Circular economy views waste as resource: recover 95% metals, cut mining imports (India imports 95% copper).
- Informal sector: Low-tech, pollutes via Pb/Cd/Hg leaching into soil/water.
- Formal: Tech-driven (electrostatic separation), compliant but capacity-constrained.
- Key gap: Narrow EPR focus (Cu/Al/Au) ignores low-value chemistries (LFP batteries).
- Traceability via CPCB portal lags; GST-EPR unlink enables fake claims.
Analysis
Positive Impacts: Formal recycling (10-43% recent rise) recovers ₹9,350 Cr annually, creates 5 lakh jobs, cuts GHG by 80% vs. virgin mining. Reduces import dependence (critical minerals for EVs/batteries); Attero/Recykal scale via tech (AI sorting). Conference signals shift to “effective recovery,” common EPR portal pilots (plastics first).
Negative Impacts: 90% informal processing releases 1.5 lakh tonnes toxics/year, contaminating groundwater (Seelampur hotspots). Health: Worker cancers/respiratory issues; child labor prevalent. Environment: Landfills leach into 60% e-waste cities; biodiversity loss.
International Conventions and Agreements
- Basel Convention (1989, India 1992) bans hazardous waste transboundary movement; regulates e-waste as Annex VIII.

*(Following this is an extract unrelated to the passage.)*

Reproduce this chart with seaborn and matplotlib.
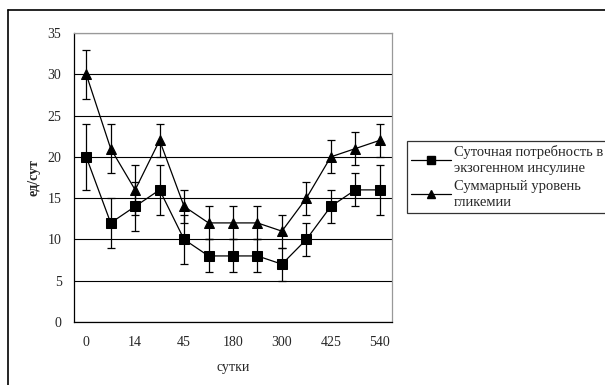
import numpy as np
import pandas as pd
import seaborn as sns
import matplotlib.pyplot as plt
from matplotlib.lines import Line2D

# дни наблюдения (подписи показаны через одну)
days = ['0', '7', '14', '30', '45', '90', '180', '240', '300', '365', '425', '480', '540']

insulin = [20, 12, 14, 16, 10, 8, 8, 8, 7, 10, 14, 16, 16]
insulin_err = [4, 3, 3, 3, 3, 2, 2, 2, 2, 2, 2, 2, 3]

glycemia = [30, 21, 16, 22, 14, 12, 12, 12, 11, 15, 20, 21, 22]
glycemia_err = [3, 3, 3, 2, 2, 2, 2, 2, 2, 2, 2, 2, 2]

label_ins = 'Суточная потребность в\nэкзогенном инсулине'
label_gly = 'Суммарный уровень\nгликемии'

sns.set_style('white')
plt.rcParams['font.family'] = ['Liberation Serif', 'DejaVu Serif']
plt.rcParams['font.size'] = 10

idx = np.arange(len(days))
df = pd.DataFrame({'idx': np.concatenate([idx, idx]),
                   'value': insulin + glycemia,
                   'series': [label_ins] * len(days) + [label_gly] * len(days)})

fig = plt.figure(figsize=(6.05, 3.85), dpi=100)
ax = fig.add_axes([74 / 605, 1 - 322 / 385, (392 - 74) / 605, (322 - 33) / 385])

# внешняя рамка (видны только верх и левая сторона)
fig.add_artist(Line2D([8 / 605, 1.0], [1 - 10 / 385, 1 - 10 / 385], color='black', lw=1.2))
fig.add_artist(Line2D([8 / 605, 8 / 605], [0, 1 - 10 / 385], color='black', lw=1.2))

ax.errorbar(idx, insulin, yerr=insulin_err, fmt='none', ecolor='black',
            elinewidth=0.9, capsize=3, capthick=0.9, zorder=3)
ax.errorbar(idx, glycemia, yerr=glycemia_err, fmt='none', ecolor='black',
            elinewidth=0.9, capsize=3, capthick=0.9, zorder=3)

sns.lineplot(data=df, x='idx', y='value', hue='series', style='series',
             palette=['black', 'black'], markers=['s', '^'], dashes=False,
             markersize=7.5, markeredgecolor='black', linewidth=0.9,
             legend=False, ax=ax, zorder=4)

ax.set_xlim(-0.5, len(days) - 0.5)
ax.set_ylim(0, 35)
ax.set_yticks(range(0, 36, 5))
ax.yaxis.grid(True, color='black', linewidth=0.8)
ax.set_axisbelow(True)

ax.set_xticks(idx[::2])
ax.set_xticklabels(days[::2])
ax.set_xticks(np.arange(-0.5, len(days) - 1, 2), minor=True)
ax.tick_params(axis='x', which='major', length=0, pad=10, labelsize=10)
ax.tick_params(axis='x', which='minor', length=3, direction='out', width=0.8, color='black')
ax.tick_params(axis='y', length=4, direction='out', width=0.8, color='black', pad=5, labelsize=10)

for s in ['left', 'bottom']:
    ax.spines[s].set_color('black')
    ax.spines[s].set_linewidth(0.9)
for s in ['top', 'right']:
    ax.spines[s].set_color('#999999')
    ax.spines[s].set_linewidth(0.9)

ax.set_xlabel('сутки', fontsize=10, labelpad=9)
ax.set_ylabel('ед/сут', fontsize=10, fontweight='bold', labelpad=5)

handles = [Line2D([], [], color='black', lw=0.9, marker='s', markersize=5.5),
           Line2D([], [], color='black', lw=0.9, marker='^', markersize=6)]
leg = fig.legend(handles, [label_ins, label_gly], loc='upper left',
                 bbox_to_anchor=(407 / 605, 1 - 141 / 385), borderaxespad=0,
                 frameon=True, fancybox=False, edgecolor='black', fontsize=10.5,
                 handlelength=2.7, handletextpad=0.2, labelspacing=0.3,
                 borderpad=0.3)
leg.get_frame().set_linewidth(0.9)
for t in leg.get_texts():
    t.set_linespacing(1.3)

plt.savefig('out.png', dpi=100)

- Bamako Convention (Africa, influential) prohibits imports.
- Stockholm Convention targets POPs in e-waste (PBDEs).
- WEEE Directive (EU) mandates 85% collection; inspires global EPR.

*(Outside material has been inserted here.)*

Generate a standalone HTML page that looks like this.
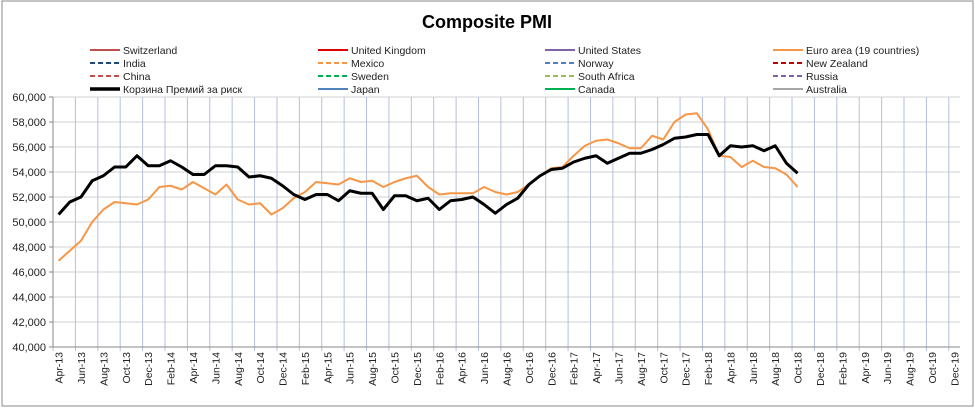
<!DOCTYPE html>
<html><head><meta charset="utf-8"><style>
body{margin:0;background:#fff;font-family:"Liberation Sans",sans-serif;}
svg{display:block}
</style></head><body>
<svg id="chart" width="975" height="408">
<rect x="2" y="1" width="971" height="405" fill="#fff" stroke="#8a8a8a"/>
<text x="487" y="28" text-anchor="middle" font-size="18" font-weight="bold">Composite PMI</text>
<g id="legend"></g>
<g id="grid"></g>
<g id="yaxis"></g>
<g id="xaxis"></g>
<g id="series"></g>
</svg>
<script>
const months=['Jan','Feb','Mar','Apr','May','Jun','Jul','Aug','Sep','Oct','Nov','Dec'];
const basket=[50600,51600,52000,53300,53700,54400,54400,55300,54500,
54500,54900,54400,53800,53800,54500,54500,54400,53600,53700,53500,52900,
52200,51800,52200,52200,51700,52500,52300,52300,51000,52100,52100,51700,
51900,51000,51700,51800,52000,51400,50700,51400,51900,53000,53700,54200,
54300,54800,55100,55300,54700,55100,55500,55500,55800,56200,56700,56800,
57000,57000,55300,56100,56000,56100,55700,56100,54700,53900];
const euro=[46900,47700,48500,50000,51000,51600,51500,51400,51800,
52800,52900,52600,53200,52700,52200,53000,51800,51400,51500,50600,51100,
51900,52400,53200,53100,53000,53500,53200,53300,52800,53200,53500,53700,
52800,52200,52300,52300,52300,52800,52400,52200,52400,53000,53700,54300,
54400,55300,56100,56500,56600,56300,55900,55900,56900,56600,58000,58600,
58700,57400,55300,55200,54400,54900,54400,54300,53800,52800];
const yTicks=[40000,42000,44000,46000,48000,50000,52000,54000,56000,58000,60000];
const legendNames=['Switzerland','United Kingdom','United States','Euro area (19 countries)','India','Mexico','Norway','New Zealand','China','Sweden','South Africa','Russia','Корзина Премий за риск','Japan','Canada','Australia'];
const legendColors=['#c0504d','#e00000','#8064a2','#f79646','#1f497d','#f79646','#4f81bd','#c00000','#c0504d','#00b050','#9bbb59','#8064a2','#000','#4f81bd','#00b050','#a5a5a5'];
const legendDash=[0,0,0,0,1,1,1,1,1,1,1,1,0,0,0,0];
const NS='http://www.w3.org/2000/svg';
const L=53,R=960,T=97,B=347,N=81,step=(R-L)/N;
const xS=i=>L+step*(i+0.5);
const yS=v=>B-(v-40000)/20000*(B-T);
function mk(t,a,p){const e=document.createElementNS(NS,t);for(const k in a)e.setAttribute(k,a[k]);p.appendChild(e);return e;}
const grid=document.getElementById('grid'),ya=document.getElementById('yaxis'),xa=document.getElementById('xaxis');
yTicks.forEach(v=>{
 const g=mk('line',{x1:L,x2:R,y1:yS(v),y2:yS(v),stroke:'#d0d0d0'},grid);
 
 
 const t=mk('text',{x:L-7,y:yS(v)+4,'text-anchor':'end','font-size':'11',fill:'#222'},ya);
 t.textContent=v.toLocaleString('en-US');
 
 
 mk('line',{x1:L-4,x2:L,y1:yS(v),y2:yS(v),stroke:'#888'},ya);
});
for(let i=0;i<=N;i+=2){
 const x=L+step*i;
 const g=mk('line',{x1:x,x2:x,y1:T,y2:B+4,stroke:'#b4c0dc'},grid);
 
 
}
mk('line',{x1:L,x2:L,y1:T,y2:B,stroke:'#888'},ya);
mk('line',{x1:L,x2:R,y1:B,y2:B,stroke:'#888'},xa);
for(let i=0;i<N;i+=2){
 const m=(3+i)%12,yr=13+Math.floor((3+i)/12);
 const x=xS(i)+4;
 const t=mk('text',{x:x,y:352,'text-anchor':'end','font-size':'10.5',fill:'#222',transform:`rotate(-90 ${x} 352)`},xa);
 t.textContent=months[m]+'-'+yr;
 
 
}
const ser=document.getElementById('series');
function line(arr,color,w,name){
 const p=mk('polyline',{points:arr.map((v,i)=>xS(i)+','+yS(v)).join(' '),fill:'none',stroke:color,'stroke-width':w,'stroke-linejoin':'round'},ser);
 
 
}
line(euro,'#f79646',2,'euro-area-line');
line(basket,'#000',3,'risk-premium-basket-line');
const leg=document.getElementById('legend');
const colX=[90,318,545,773];
legendNames.forEach((n,i)=>{
 const c=i%4,r=Math.floor(i/4),x=colX[c],y=50+r*13;
 mk('line',{x1:x,x2:x+30,y1:y,y2:y,stroke:legendColors[i],'stroke-width':i==12?3.5:2,'stroke-dasharray':legendDash[i]?'5,3':'none'},leg);
 const t=mk('text',{x:x+33,y:y+4,'font-size':'10.5',fill:'#222'},leg);
 t.textContent=n;
 
 
});
</script>
</body></html>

- UN Minamata (Hg) curbs e-waste mercury. G20 Circular Economy Roadmap (2019) pushes India’s alignment; UNEP’s Step Initiative aids tech transfer.
- Bilateral Ties: Indo-EU clean tech pact for recycling R&D.
Indian Laws and Policies
- E-Waste (Management) Rules, 2022 (effective Apr 2023) expands to 100+ items, EPR recycling targets (60% by 2024-25, 80% 2029-30), PRO registration on CPCB portal. Bans informal; display recycling fee.
- Battery Waste Management Rules, 2022 EPR for Li-ion (thresholds: 5 kWh/yr).
- Hazardous Wastes Rules, 2016 prior authorization. Swachh Bharat mandates segregation; Economic Survey 2025-26 flags ₹51k Cr value.
- NGT orders inventorization; CPCB monitors 65 cities (60% e-waste).
Way Forward
Integrate informal sector via training/certification (MRAI model), ticket-based grievance redressal. Unified EPR portal across wastes; GST linkage for traceability. Expand scope to all minerals, differentiated pricing for batteries. Invest ₹50k Cr in 50+ formal plants (PLIs); public awareness via producer take-back (1M collection points). Dedicated nodal authority under NITI/CPCB for continuity. R&D: Hydrometallurgy for low-value chemistries; data disclosure mandates. State-level facilities (cover 17 gaps); circular hubs in 10 states (70% e-waste). Monitor via AI/blockchain; align with net-zero 2070.
India’s e-waste holds circular promise, but execution gaps demand urgent reform for sustainable recovery.